Druidry is a religion that stems from Celtic beliefs and is centered around the earth and the appreciation of nature, Cooper said. The ancient religion also isn’t centered around deities.

“You don’t have to worship anything to be a Druid,” she said.

Although she was not raised as a druid, her parents both support her belief and they even “dabbled in pagan beliefs” when she was younger. Cooper said this helped open her up to the ideas of paganism.

“I did go to church, but it never really clicked with me,” she said with a laugh. “I enjoyed some of the teachings, but I never really got there.”

Four or five years ago she had a friend who was raised as a druid. That is when she started looking into the belief seriously.

“I decided that it fit my worldview the most and so here I am,” she said.

In her everyday life, Cooper said that druidry is very relaxed.

“It’s nothing complicated. It’s not like a chant you have to say every day,” she said. “[It’s] going outside a lot and really feeling the wind and the grass beneath your feet. I take more notice of the leaves and the way things grow and the sun and the clouds. It’s more than just looking at them. It’s weird to say it, but it’s feeling the energies around you and people’s auras.”

Another way that she practices is by placing offerings of milk, water, honey or bread on a small altar on her desk.

“It’s really relaxed. Technically you could be a Christian druid,” she said. “Because it is a way of life more than a religion itself.”

Although Cooper doesn’t have something she does every day, she does observe eight pagan holidays throughout the year.

“There are two equinoxes, two solstices and then four in-between holidays that are correlated to the harvests and planting,” she said.

Druidry and witchcraft are not the same thing, but in her life they are interconnected.

“To show myself that I am a druid and I am practicing this religion is to do witchcraft and honor the earth around me and the energy that makes up every living life force,” Cooper said.

Although there are many different ways to practice witchcraft, Cooper said that what she does is centered around positivity and focusing herself on positive things. She collects dried flowers and whenever she feels that her friends, or herself, need it, she makes herb bags with them.

“They’re just little bags full of herbs and flowers and essential oils that smell nice and I put [in them] the intention of either healing or safe travels or good luck,” she said.

In addition, she practices “bath magic,” which Cooper says is meditating in the bath with tea and candles.

She said her magic isn’t like what you see in Harry Potter–she doesn’t just cast spells and things magically change.

“I do something that takes more thought than all of my other daily activities, has a specific purpose, and it makes me feel better afterwards or it makes other people feel better afterwards,” she said. “It’s the intention and getting a positive result.”

She said that witchcraft is secular by itself and although they are intermixed in her life, she considers druidry her religion.
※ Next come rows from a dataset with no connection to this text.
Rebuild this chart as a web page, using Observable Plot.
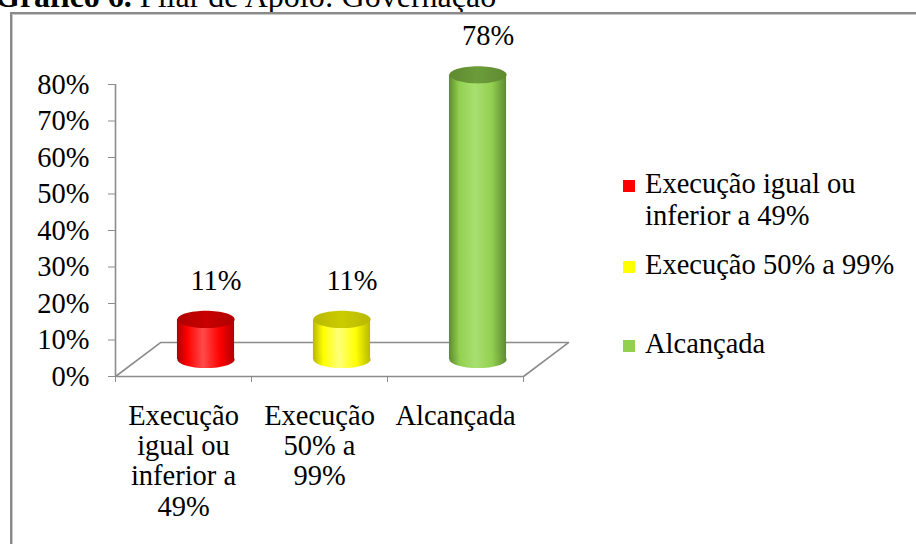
<!DOCTYPE html>
<html>
<head>
<meta charset="utf-8">
<script src="https://cdn.jsdelivr.net/npm/d3@7"></script>
<script src="https://cdn.jsdelivr.net/npm/@observablehq/plot@0.6"></script>
<style>
  html, body { margin: 0; padding: 0; background: #fff; }
  #wrap { position: relative; width: 916px; height: 544px; overflow: hidden; font-family: "Liberation Serif", "Times New Roman", serif; color: #000; }
  #frame { position: absolute; left: 10px; top: 12px; width: 1000px; height: 1000px; border-left: 2px solid #8a8a8a; border-top: 2px solid #8a8a8a; box-shadow: inset 1px 1px 0 #c8c8c8; }
  #title { position: absolute; left: -5px; top: -20px; font-size: 32px; line-height: 32px; white-space: nowrap; }
  #chart { position: absolute; left: 0; top: 0; }
  .leg { position: absolute; left: 623px; font-size: 28.5px; line-height: 32px; }
  .leg .sw { position: absolute; left: 0; width: 12px; height: 12px; }
  .leg .tx { position: absolute; left: 22px; white-space: nowrap; }
</style>
</head>
<body>
<div id="wrap">
  <div id="title"><b>Gráfico 6.</b> Pilar de Apoio: Governação</div>
  <div id="frame"></div>
  <div id="chart"></div>
</div>
<script>
// ---- data ----
const categories = ["Execução igual ou inferior a 49%", "Execução 50% a 99%", "Alcançada"];
const values = [0.11, 0.11, 0.78];
const valueLabels = ["11%", "11%", "78%"];
const tickLabels = ["Execução\nigual ou\ninferior a\n49%", "Execução\n50% a\n99%", "Alcançada"];
const legendLines = [["Execução igual ou", "inferior a 49%"], ["Execução 50% a 99%"], ["Alcançada"]];
const yTicks = [0, 0.1, 0.2, 0.3, 0.4, 0.5, 0.6, 0.7, 0.8];

// ---- style ----
const baseColors = ["#ff0000", "#ffff00", "#92d050"];
const darkColors = ["#b00000", "#b8b800", "#5e8a30"];
const lightColors = ["#ff4a4a", "#ffff7a", "#a8e070"];
const topColors = ["#c80000", "#cccc00", "#6c9c3a"];
const legendTops = [168, 249, 328];

const DX = 0.331, DY = 0.093;      // 3-D depth of the floor (data units)
const HW = 0.21;                    // half width of a cylinder (x units)

const data = categories.map((c, i) => ({ cat: c, i, value: values[i], label: valueLabels[i], tick: tickLabels[i] }));
const floor = [{ x: 0, y: 0 }, { x: 3, y: 0 }, { x: 3 + DX, y: DY }, { x: DX, y: DY }, { x: 0, y: 0 }];

const W = 916, H = 544, ML = 115, MR = 393, MT = 84, MB = 168;
const pxPerX = (W - ML - MR) / 3;
const R = HW * pxPerX;

const ellipse = {
  draw(ctx, size) {
    const rx = Math.sqrt(size / Math.PI), ry = rx * 0.3, k = 0.5523;
    ctx.moveTo(rx, 0);
    ctx.bezierCurveTo(rx, ry * k, rx * k, ry, 0, ry);
    ctx.bezierCurveTo(-rx * k, ry, -rx, ry * k, -rx, 0);
    ctx.bezierCurveTo(-rx, -ry * k, -rx * k, -ry, 0, -ry);
    ctx.bezierCurveTo(rx * k, -ry, rx, -ry * k, rx, 0);
    ctx.closePath();
  }
};
const xc = d => d.i + 0.5 + DX / 2;
const base = DY / 2;

const chart = Plot.plot({
  width: W, height: H,
  marginLeft: ML, marginRight: MR, marginTop: MT, marginBottom: MB,
  x: { domain: [0, 3], axis: null },
  y: { domain: [0, 0.8], axis: null },
  color: { type: "identity" },
  style: { fontFamily: "'Liberation Serif', 'Times New Roman', serif", fontSize: "28.5px", background: "transparent", color: "#000", overflow: "visible" },
  marks: [
    Plot.line(floor, { x: "x", y: "y", stroke: "#8c8c8c", strokeWidth: 1.6 }),
    Plot.ruleX([0], { y1: 0, y2: 0.8, stroke: "#8c8c8c", strokeWidth: 1.6 }),
    Plot.axisY({ ticks: yTicks, tickFormat: d3.format(".0%"), tickSize: 7, tickPadding: 19, stroke: "#8c8c8c", fill: "#000", fontSize: 28.5, anchor: "left", label: null }),
    Plot.axisX({ ticks: [0, 1, 2, 3], tickFormat: () => "", tickSize: 6, stroke: "#8c8c8c", anchor: "bottom", label: null }),
    // cylinder bodies
    Plot.rect(data, { x1: d => xc(d) - HW, x2: d => xc(d) + HW, y1: () => base, y2: d => d.value + base, fill: d => `url(#body${d.i})` }),
    Plot.dot(data, { x: xc, y: () => base, r: R, symbol: ellipse, fill: d => `url(#body${d.i})`, stroke: null }),
    Plot.dot(data, { x: xc, y: d => d.value + base, r: R, symbol: ellipse, fill: d => `url(#top${d.i})`, stroke: null }),
    // value labels
    Plot.text(data, { x: xc, y: d => d.value + base, text: "label", dx: 10, dy: -39, fontSize: 28.5, fill: "#000" }),
    // category labels
    Plot.text(data, { x: d => d.i + 0.5, y: () => 0, text: "tick", lineAnchor: "top", dy: 27, lineHeight: 1.06, fontSize: 28.5, fill: "#000" })
  ]
});

const defs = categories.map((c, i) => `
  <linearGradient id="body${i}" x1="0" x2="1" y1="0" y2="0">
    <stop offset="0" stop-color="${darkColors[i]}"/>
    <stop offset="0.18" stop-color="${baseColors[i]}"/>
    <stop offset="0.45" stop-color="${lightColors[i]}"/>
    <stop offset="0.75" stop-color="${baseColors[i]}"/>
    <stop offset="1" stop-color="${darkColors[i]}"/>
  </linearGradient>
  <linearGradient id="top${i}" x1="0" x2="1" y1="0" y2="0">
    <stop offset="0" stop-color="${darkColors[i]}"/>
    <stop offset="0.5" stop-color="${topColors[i]}"/>
    <stop offset="1" stop-color="${darkColors[i]}"/>
  </linearGradient>`).join("");
chart.insertAdjacentHTML("afterbegin", `<defs>${defs}</defs>`);
document.getElementById("chart").appendChild(chart);

// legend
const wrap = document.getElementById("wrap");
categories.forEach((c, i) => {
  const item = document.createElement("div");
  item.className = "leg";
  item.style.top = legendTops[i] + "px";
  item.innerHTML = `<div class="sw" style="top:12px;background:${baseColors[i]}"></div>` +
    `<div class="tx">${legendLines[i].join("<br>")}</div>`;
  wrap.appendChild(item);
});
</script>
</body>
</html>
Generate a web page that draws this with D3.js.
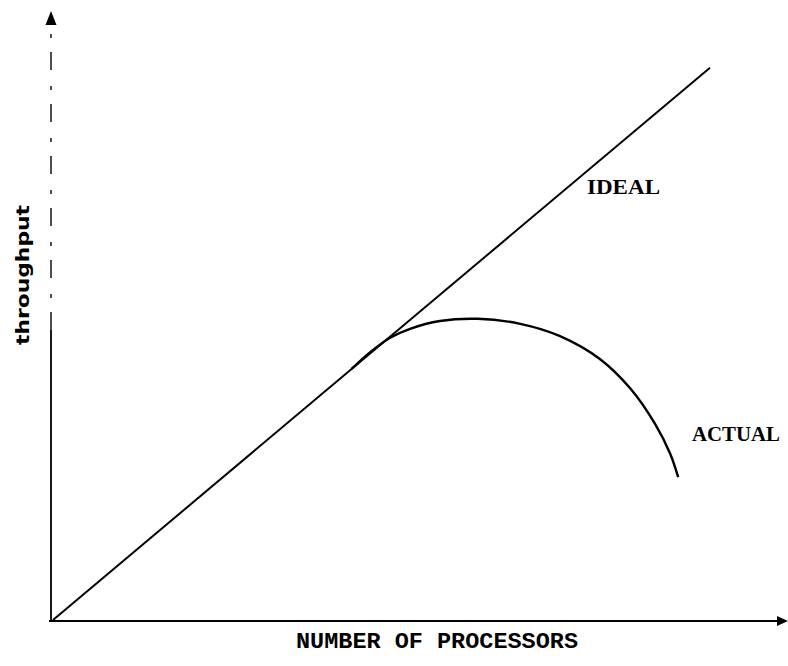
<!DOCTYPE html>
<html><head><meta charset="utf-8">
<script src="https://cdn.jsdelivr.net/npm/d3@7"></script>
<style>body{margin:0;background:#fff}svg{display:block}</style>
</head><body>
<script>
// Data (abstract units: processors vs throughput)
const idealX = [0, 99];
const idealY = [0, 99];
const actualX = [45, 47.8, 50.8, 53.8, 58.3, 64.0, 70.4, 76.4, 82.4, 87.0, 90.7, 93.0, 94.2];
const actualY = [45, 48.0, 50.6, 52.2, 53.6, 54.0, 53.1, 50.9, 46.8, 41.5, 35.2, 29.8, 25.6];
const xTitle = "NUMBER OF PROCESSORS";
const yTitle = "throughput";
const seriesLabels = ["IDEAL", "ACTUAL"];

const W = 788, H = 666;
const svg = d3.select("body").append("svg").attr("width", W).attr("height", H);
const x = d3.scaleLinear().domain([0, 110]).range([53, 783]);
const y = d3.scaleLinear().domain([0, 109]).range([620, 12]);

// axes
svg.append("line").attr("x1", 51).attr("x2", 51).attr("y1", y(0)).attr("y2", 330)
  .attr("stroke", "#000").attr("stroke-width", 1.8);
svg.append("line").attr("x1", 51).attr("x2", 51).attr("y1", 330).attr("y2", 22)
  .attr("stroke", "#000").attr("stroke-width", 1.4).attr("stroke-dasharray", "18,14,4,16");
svg.append("path").attr("d", "M51,11 L45.5,25 L56.5,25 Z").attr("fill", "#000");
svg.append("line").attr("x1", 49).attr("x2", 780).attr("y1", 621).attr("y2", 621)
  .attr("stroke", "#000").attr("stroke-width", 2.2);
svg.append("path").attr("d", "M788,621 L777,616 L777,626 Z").attr("fill", "#000");

// ideal line
const line = d3.line().x(d => x(d[0])).y(d => y(d[1]));
svg.append("path").datum(idealX.map((v, i) => [v, idealY[i]]))
  .attr("d", line).attr("fill", "none").attr("stroke", "#000").attr("stroke-width", 2);

// actual curve
const curve = d3.line().x(d => x(d[0])).y(d => y(d[1])).curve(d3.curveCatmullRom);
svg.append("path").datum(actualX.map((v, i) => [v, actualY[i]]))
  .attr("d", curve).attr("fill", "none").attr("stroke", "#000").attr("stroke-width", 2.4);

// labels
svg.append("text").text(seriesLabels[0]).attr("x", 587).attr("y", 194)
  .attr("font-family", "Liberation Serif").attr("font-weight", "bold").attr("font-size", 22)
  .attr("textLength", 73).attr("lengthAdjust", "spacingAndGlyphs");
svg.append("text").text(seriesLabels[1]).attr("x", 692).attr("y", 441)
  .attr("font-family", "Liberation Serif").attr("font-weight", "bold").attr("font-size", 22)
  .attr("textLength", 88).attr("lengthAdjust", "spacingAndGlyphs");
svg.append("text").text(xTitle).attr("x", 296).attr("y", 648)
  .attr("font-family", "Liberation Mono").attr("font-weight", "bold").attr("font-size", 22)
  .attr("textLength", 282).attr("lengthAdjust", "spacingAndGlyphs");
svg.append("text").text(yTitle)
  .attr("transform", "translate(29,275) rotate(-90)").attr("text-anchor", "middle")
  .attr("font-family", "DejaVu Sans").attr("font-weight", "bold").attr("font-size", 17)
  .attr("textLength", 140).attr("lengthAdjust", "spacingAndGlyphs");
</script>
</body></html>
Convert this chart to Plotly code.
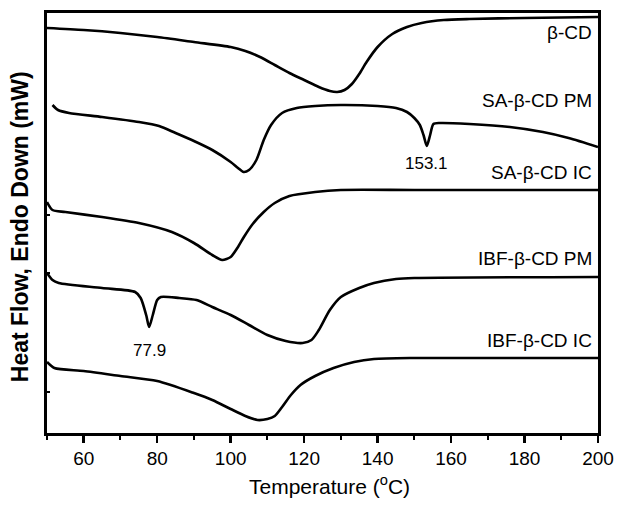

However, she said that the type of witchcraft you practice is often influenced by the religion you follow or don’t follow.

“My druidry is a religion because it’s my moral code,” she said. “It’s what I follow.”

Cooper said that some witches believe that they can control things such as the weather, but for her, it is more about focusing her energy on what she wants to happen and making it more likely to happen.

“When I read tarot it’s more of a this is probable to happen because of your past experiences. It’s more like extrapolating than it is future or fortune-telling,” she said.

Back home she knows other people that also consider themselves a Druid, but here she hasn’t found people who believe the same and has even experienced negative reactions to her beliefs.

“I have faced prejudice and it sucks because no matter how nice you are to that person they’re always going to see you as a demon.”